**WORK TO COMPLETE:** List all the lines in these records that hold "this".

(Source code of charts)
— Begin —
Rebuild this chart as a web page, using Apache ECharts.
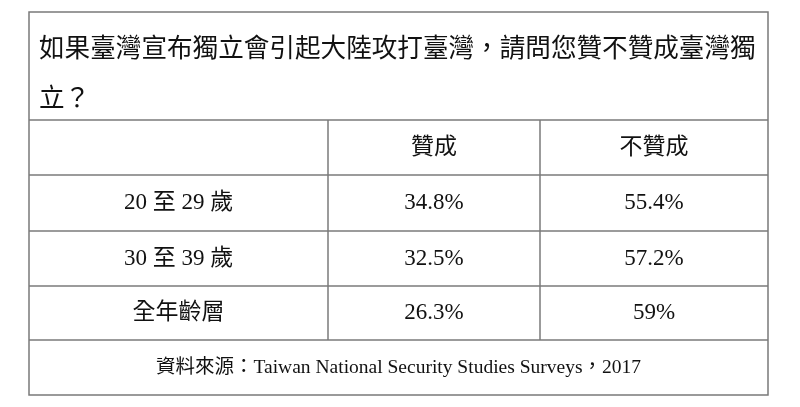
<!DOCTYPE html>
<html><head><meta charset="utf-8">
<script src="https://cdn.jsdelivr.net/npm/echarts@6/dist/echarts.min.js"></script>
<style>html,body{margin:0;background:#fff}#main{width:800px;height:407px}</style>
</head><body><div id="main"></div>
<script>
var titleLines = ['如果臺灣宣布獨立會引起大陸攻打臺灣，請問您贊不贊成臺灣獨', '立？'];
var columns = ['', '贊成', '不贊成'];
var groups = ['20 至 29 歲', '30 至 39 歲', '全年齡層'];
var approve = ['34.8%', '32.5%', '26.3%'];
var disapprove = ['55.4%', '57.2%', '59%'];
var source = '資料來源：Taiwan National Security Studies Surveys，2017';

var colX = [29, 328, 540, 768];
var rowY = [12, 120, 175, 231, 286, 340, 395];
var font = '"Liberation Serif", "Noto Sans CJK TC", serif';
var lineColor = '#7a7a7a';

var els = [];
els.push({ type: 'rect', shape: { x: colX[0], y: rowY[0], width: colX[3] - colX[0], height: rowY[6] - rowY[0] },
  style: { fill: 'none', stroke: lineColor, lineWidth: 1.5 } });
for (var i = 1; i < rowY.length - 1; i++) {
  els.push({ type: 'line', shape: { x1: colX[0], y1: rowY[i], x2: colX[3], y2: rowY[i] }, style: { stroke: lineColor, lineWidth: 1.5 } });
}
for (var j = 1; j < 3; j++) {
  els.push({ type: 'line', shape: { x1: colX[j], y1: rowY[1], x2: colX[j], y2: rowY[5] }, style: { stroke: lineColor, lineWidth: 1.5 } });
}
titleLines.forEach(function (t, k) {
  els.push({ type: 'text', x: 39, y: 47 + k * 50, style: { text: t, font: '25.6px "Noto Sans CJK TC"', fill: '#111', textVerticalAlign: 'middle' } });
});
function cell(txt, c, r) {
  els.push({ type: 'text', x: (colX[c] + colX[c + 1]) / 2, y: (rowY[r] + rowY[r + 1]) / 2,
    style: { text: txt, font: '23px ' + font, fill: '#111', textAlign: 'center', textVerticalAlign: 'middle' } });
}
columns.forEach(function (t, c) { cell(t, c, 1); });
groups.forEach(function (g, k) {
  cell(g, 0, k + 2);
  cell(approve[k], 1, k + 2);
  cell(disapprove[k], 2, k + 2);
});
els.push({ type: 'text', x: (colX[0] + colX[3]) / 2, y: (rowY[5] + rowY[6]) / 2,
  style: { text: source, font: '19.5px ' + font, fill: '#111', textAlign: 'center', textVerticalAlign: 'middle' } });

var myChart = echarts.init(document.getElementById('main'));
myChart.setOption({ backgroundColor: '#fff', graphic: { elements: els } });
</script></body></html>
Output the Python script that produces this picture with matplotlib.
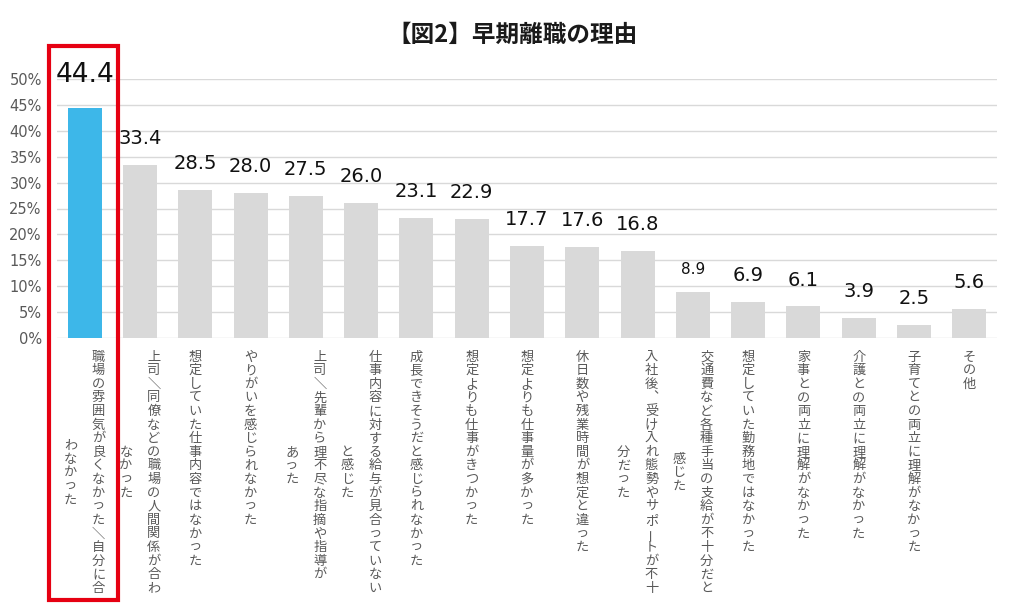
— End —
**SOLVED PROBLEM:**
Rebuild this chart as a web page, using Apache ECharts.
Output the Python script that produces this picture with matplotlib.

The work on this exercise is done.